Wednesday, April 19, 2006

Google Enterprise Advances

Came across this scoop on Google Enterprise on Business2Blog:

“You don't tend to hear much about Google Enterprise, which consists mostly of Google's search appliance that companies can install in their own data centers and use to index their corporate data. But you are about to hear a lot more. And it is because Google is starting to focus more on software than on its ill-suited hardware strategy.

Google is set to announce tomorrow a broad set of partnerships with enterprise software companies, including Cognos, Oracle, Salesforce.com, and SAS. The partnerships basically amount to Google and these enterprise software companies sharing APIs so that data from the various software systems can more easily be searched for through Google's OneBox corporate homepage. Instead of Google Maps, now you will have mashups with Oracle databases, Cognos business intelligence software, and Salesforce.com customer info.

So for instance, if an executive starts searching for "April sales" in his Google OneBox, it will automatically suck in data from Salesforce.com along with appropriate charts (assuming he is already a Salesforce.com customer), and display that Salesforce data along with other enterprise data and general Web search results. Think of it as the consumerization of enterprise software. As Salesforce.com vice president of developer marketing Adam Gross says:

“It is becoming more broadly recognized that the business market is not as impenetrable or IBMish as it was in the past. The search box is the new UI [user interface].”

But why would the enterprise software folks want to cede their own custom UI's (along with the customer) to Google? The answer is the same reason why any company would want consumers to find it's information on the public version of Google. The enterprise software companies hope to be able to pull more users and more usage into their proprietary software worlds through Google.

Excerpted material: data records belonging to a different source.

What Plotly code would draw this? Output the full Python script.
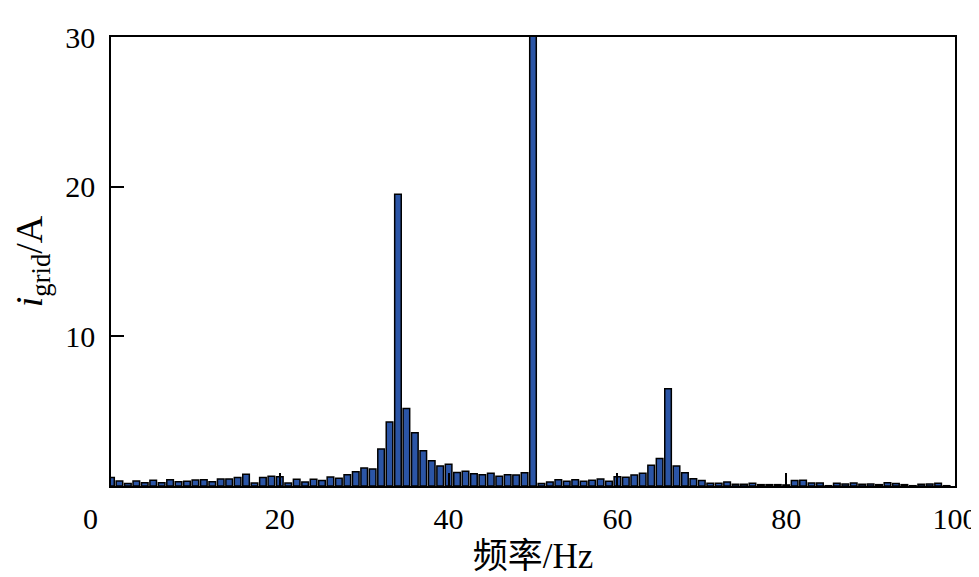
import plotly.graph_objects as go

freq_hz = list(range(0, 100))
current_a = [
    0.56, 0.33, 0.16, 0.33, 0.22, 0.38, 0.22, 0.42, 0.29, 0.31,
    0.40, 0.42, 0.29, 0.47, 0.47, 0.56, 0.78, 0.20, 0.56, 0.65,
    0.62, 0.20, 0.45, 0.27, 0.45, 0.36, 0.60, 0.51, 0.76, 0.96,
    1.20, 1.14, 2.47, 4.28, 19.5, 5.17, 3.55, 2.36, 1.69, 1.34,
    1.45, 0.91, 0.98, 0.82, 0.76, 0.85, 0.65, 0.76, 0.74, 0.89,
    35.0, 0.16, 0.27, 0.42, 0.31, 0.42, 0.31, 0.38, 0.47, 0.31,
    0.62, 0.58, 0.74, 0.85, 1.38, 1.83, 6.49, 1.34, 0.89, 0.49,
    0.36, 0.18, 0.18, 0.27, 0.11, 0.11, 0.18, 0.09, 0.09, 0.09,
    0.07, 0.36, 0.38, 0.20, 0.20, 0.02, 0.18, 0.13, 0.20, 0.11,
    0.13, 0.09, 0.22, 0.16, 0.09, 0.02, 0.11, 0.13, 0.18, 0.02,
]
x_ticks = [20, 40, 60, 80, 100]
y_ticks = [10, 20, 30]

FONT = "Liberation Serif, Times New Roman, Noto Sans CJK SC, serif"

fig = go.Figure(
    go.Bar(
        x=freq_hz,
        y=current_a,
        width=0.78,
        marker=dict(color="#2B55A6", line=dict(color="black", width=1.5)),
    )
)

fig.update_layout(
    width=979,
    height=577,
    margin=dict(l=103, r=32, t=29, b=99, autoexpand=False),
    paper_bgcolor="white",
    plot_bgcolor="white",
    showlegend=False,
    font=dict(family=FONT, size=30, color="black"),
    xaxis=dict(
        range=[0, 100],
        tickvals=x_ticks,
        ticks="inside",
        ticklen=13,
        tickwidth=1.5,
        tickcolor="black",
        showgrid=False,
        zeroline=False,
        showline=True,
        linecolor="black",
        linewidth=1.5,
        mirror=True,
        ticklabelstandoff=5,
        tickfont=dict(family=FONT, size=30),
        title=dict(text="频率/Hz", font=dict(family=FONT, size=35), standoff=10),
    ),
    yaxis=dict(
        range=[0, 30],
        tickvals=y_ticks,
        ticks="inside",
        ticklen=13,
        tickwidth=1.5,
        tickcolor="black",
        showgrid=False,
        zeroline=False,
        showline=True,
        linecolor="black",
        linewidth=1.5,
        mirror=True,
        ticklabelstandoff=8,
        tickfont=dict(family=FONT, size=30),
        title=dict(text="<i>i</i><sub>grid</sub>/A", font=dict(family=FONT, size=38), standoff=19),
    ),
    annotations=[
        dict(
            x=0, y=0, xref="x", yref="y",
            text="0", showarrow=False,
            xshift=-21, yshift=-32,
            font=dict(family=FONT, size=30, color="black"),
        )
    ],
)

fig.write_html("out.html")
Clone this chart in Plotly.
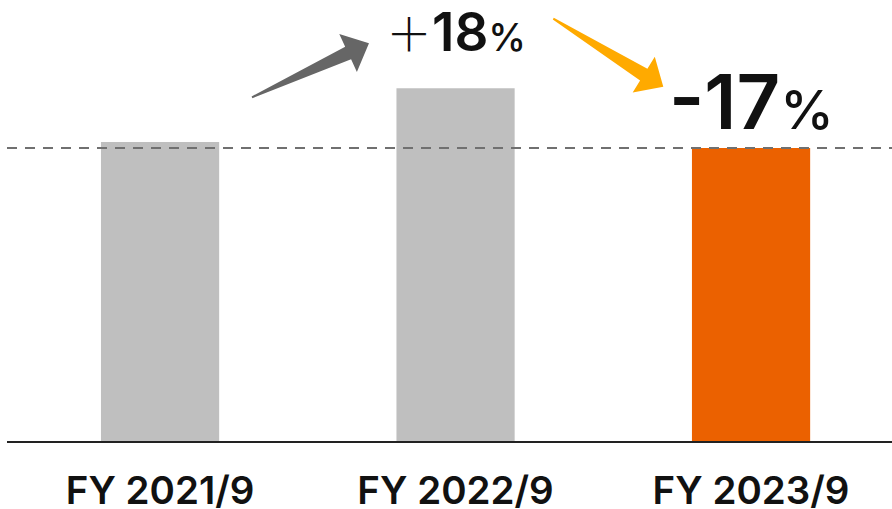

If search is indeed the new UI, and your data does not appear in search results, then you might as well be invisible.”

IMHO: Very interesting indeed. Google hasn’t made much of a push for the Enterprise market till now. But if this is true, and Google gets a toehold, will we start seeing the same kind of innovation with internal data search as we have been on the web? Only time will tell, but if past record is anything to go by the move is well thought out and will be logically extended with time. Google Ahoy!!!